## Short problem
Leaving out every picture, retype the lines below from the top through the one that contains "from matplotlib.colors import".

## Data provided

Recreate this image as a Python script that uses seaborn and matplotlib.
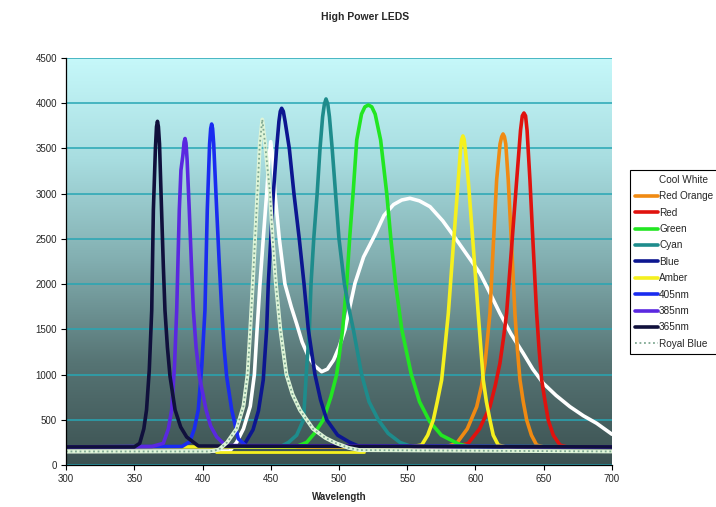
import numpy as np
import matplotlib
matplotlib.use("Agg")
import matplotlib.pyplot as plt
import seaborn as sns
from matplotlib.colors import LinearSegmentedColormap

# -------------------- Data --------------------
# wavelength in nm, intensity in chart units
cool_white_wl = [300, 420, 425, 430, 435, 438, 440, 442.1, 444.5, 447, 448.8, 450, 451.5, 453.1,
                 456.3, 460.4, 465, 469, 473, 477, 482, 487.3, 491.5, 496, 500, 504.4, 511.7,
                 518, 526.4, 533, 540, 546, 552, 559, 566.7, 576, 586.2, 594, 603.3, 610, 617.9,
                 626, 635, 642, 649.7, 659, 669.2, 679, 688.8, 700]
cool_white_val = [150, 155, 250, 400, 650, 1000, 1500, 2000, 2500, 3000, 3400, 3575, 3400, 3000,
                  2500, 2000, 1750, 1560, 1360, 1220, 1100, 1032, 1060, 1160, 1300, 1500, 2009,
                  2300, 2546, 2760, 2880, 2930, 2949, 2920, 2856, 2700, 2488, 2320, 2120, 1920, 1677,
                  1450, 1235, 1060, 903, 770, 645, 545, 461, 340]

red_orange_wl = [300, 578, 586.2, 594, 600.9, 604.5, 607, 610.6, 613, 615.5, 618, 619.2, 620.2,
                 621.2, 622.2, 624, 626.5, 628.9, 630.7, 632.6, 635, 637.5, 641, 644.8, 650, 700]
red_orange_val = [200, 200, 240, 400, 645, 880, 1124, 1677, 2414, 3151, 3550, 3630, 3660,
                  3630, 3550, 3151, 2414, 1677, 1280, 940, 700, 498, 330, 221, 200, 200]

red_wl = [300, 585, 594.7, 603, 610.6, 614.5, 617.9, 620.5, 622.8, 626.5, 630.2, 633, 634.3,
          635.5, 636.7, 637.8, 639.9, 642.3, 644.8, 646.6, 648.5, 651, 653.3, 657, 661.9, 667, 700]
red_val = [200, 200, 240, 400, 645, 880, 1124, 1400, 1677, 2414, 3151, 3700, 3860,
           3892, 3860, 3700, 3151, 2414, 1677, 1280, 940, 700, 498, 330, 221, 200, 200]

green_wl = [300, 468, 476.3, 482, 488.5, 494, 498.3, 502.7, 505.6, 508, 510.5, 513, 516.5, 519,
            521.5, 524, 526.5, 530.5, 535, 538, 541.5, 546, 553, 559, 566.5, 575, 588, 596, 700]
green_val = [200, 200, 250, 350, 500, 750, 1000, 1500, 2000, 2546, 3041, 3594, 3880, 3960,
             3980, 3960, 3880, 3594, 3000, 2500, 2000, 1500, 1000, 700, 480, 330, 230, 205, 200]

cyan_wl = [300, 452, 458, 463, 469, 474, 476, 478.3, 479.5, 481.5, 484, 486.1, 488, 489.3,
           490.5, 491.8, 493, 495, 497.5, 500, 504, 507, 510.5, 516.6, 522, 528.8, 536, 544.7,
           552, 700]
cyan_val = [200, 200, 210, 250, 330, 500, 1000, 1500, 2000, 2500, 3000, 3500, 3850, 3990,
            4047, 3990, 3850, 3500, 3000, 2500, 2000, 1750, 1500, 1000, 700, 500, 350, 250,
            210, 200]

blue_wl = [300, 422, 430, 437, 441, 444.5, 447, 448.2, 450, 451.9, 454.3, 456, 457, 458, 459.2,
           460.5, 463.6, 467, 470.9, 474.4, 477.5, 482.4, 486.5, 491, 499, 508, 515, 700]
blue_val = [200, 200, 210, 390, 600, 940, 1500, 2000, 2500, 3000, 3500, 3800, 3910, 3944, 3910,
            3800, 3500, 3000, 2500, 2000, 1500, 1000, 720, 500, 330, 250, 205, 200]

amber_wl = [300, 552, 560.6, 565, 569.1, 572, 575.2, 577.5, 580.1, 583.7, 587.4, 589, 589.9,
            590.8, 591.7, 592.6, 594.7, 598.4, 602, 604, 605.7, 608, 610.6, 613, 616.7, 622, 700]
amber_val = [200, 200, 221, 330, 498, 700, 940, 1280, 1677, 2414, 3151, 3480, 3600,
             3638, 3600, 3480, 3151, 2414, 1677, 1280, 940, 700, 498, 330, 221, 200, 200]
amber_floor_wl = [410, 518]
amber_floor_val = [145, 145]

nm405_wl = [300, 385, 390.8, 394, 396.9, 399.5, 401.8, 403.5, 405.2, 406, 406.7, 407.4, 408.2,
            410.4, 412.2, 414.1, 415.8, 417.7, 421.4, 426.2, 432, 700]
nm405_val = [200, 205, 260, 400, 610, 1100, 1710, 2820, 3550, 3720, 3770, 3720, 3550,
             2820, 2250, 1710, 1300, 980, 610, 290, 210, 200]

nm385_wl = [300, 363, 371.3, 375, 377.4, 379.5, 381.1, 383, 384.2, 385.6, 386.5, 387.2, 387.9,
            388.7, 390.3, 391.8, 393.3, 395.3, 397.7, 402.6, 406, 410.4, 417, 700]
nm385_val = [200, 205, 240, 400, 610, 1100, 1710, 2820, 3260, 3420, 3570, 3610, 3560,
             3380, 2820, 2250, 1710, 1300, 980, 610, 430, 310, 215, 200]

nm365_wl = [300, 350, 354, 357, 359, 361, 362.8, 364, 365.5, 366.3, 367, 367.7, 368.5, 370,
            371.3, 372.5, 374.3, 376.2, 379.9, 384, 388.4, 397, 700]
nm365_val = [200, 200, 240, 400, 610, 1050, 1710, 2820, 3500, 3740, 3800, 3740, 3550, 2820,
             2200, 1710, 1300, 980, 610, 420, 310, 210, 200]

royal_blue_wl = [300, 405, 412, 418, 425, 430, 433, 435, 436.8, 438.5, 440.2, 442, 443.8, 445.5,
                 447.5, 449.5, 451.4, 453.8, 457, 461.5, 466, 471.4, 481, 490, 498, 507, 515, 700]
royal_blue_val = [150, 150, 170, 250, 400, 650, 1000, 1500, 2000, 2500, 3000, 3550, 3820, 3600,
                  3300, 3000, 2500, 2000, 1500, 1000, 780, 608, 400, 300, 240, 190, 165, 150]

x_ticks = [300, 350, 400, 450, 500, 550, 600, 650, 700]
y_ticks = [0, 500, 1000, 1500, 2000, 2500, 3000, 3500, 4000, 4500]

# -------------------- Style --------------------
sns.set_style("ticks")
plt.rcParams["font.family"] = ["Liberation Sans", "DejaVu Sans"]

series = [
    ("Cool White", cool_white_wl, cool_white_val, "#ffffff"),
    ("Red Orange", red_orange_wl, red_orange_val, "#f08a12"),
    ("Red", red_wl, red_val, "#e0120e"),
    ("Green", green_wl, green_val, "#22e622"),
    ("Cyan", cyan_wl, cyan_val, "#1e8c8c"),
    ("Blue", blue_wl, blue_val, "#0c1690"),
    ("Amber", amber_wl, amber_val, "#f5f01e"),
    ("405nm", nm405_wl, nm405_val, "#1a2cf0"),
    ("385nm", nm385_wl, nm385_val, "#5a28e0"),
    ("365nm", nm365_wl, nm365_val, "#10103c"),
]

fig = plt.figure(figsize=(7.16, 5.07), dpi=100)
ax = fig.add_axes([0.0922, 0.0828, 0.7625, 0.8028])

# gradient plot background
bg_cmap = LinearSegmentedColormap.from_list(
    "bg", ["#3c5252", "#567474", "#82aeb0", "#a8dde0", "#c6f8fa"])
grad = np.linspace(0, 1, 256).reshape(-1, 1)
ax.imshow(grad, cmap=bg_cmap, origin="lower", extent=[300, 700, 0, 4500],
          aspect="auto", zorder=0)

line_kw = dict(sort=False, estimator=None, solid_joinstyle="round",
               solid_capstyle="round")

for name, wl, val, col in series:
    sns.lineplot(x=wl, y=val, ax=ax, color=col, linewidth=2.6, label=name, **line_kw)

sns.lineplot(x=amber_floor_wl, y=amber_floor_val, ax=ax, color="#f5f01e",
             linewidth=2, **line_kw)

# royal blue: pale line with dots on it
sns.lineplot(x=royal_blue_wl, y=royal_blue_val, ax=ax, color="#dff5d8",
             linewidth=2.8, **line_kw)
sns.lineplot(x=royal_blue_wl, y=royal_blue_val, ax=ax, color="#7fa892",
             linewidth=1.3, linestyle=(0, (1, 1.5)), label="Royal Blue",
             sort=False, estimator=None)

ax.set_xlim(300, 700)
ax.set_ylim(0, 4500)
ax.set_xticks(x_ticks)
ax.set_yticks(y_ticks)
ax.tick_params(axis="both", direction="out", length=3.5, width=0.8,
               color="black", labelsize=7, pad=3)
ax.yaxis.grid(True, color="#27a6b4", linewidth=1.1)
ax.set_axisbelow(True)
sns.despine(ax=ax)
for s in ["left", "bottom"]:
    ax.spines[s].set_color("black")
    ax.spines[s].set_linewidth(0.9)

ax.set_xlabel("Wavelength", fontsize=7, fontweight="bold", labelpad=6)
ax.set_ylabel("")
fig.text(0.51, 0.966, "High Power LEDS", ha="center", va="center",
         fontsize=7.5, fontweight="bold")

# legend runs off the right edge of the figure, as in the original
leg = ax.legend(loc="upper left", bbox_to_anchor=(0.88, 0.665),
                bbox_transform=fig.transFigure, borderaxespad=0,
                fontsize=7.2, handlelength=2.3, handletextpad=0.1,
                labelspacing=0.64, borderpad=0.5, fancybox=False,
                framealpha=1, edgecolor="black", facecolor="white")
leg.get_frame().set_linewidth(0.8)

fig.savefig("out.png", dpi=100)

## Written answer
Recreate this image as a Python script that uses seaborn and matplotlib.
import numpy as np
import matplotlib
matplotlib.use("Agg")
import matplotlib.pyplot as plt
import seaborn as sns
from matplotlib.colors import LinearSegmentedColormap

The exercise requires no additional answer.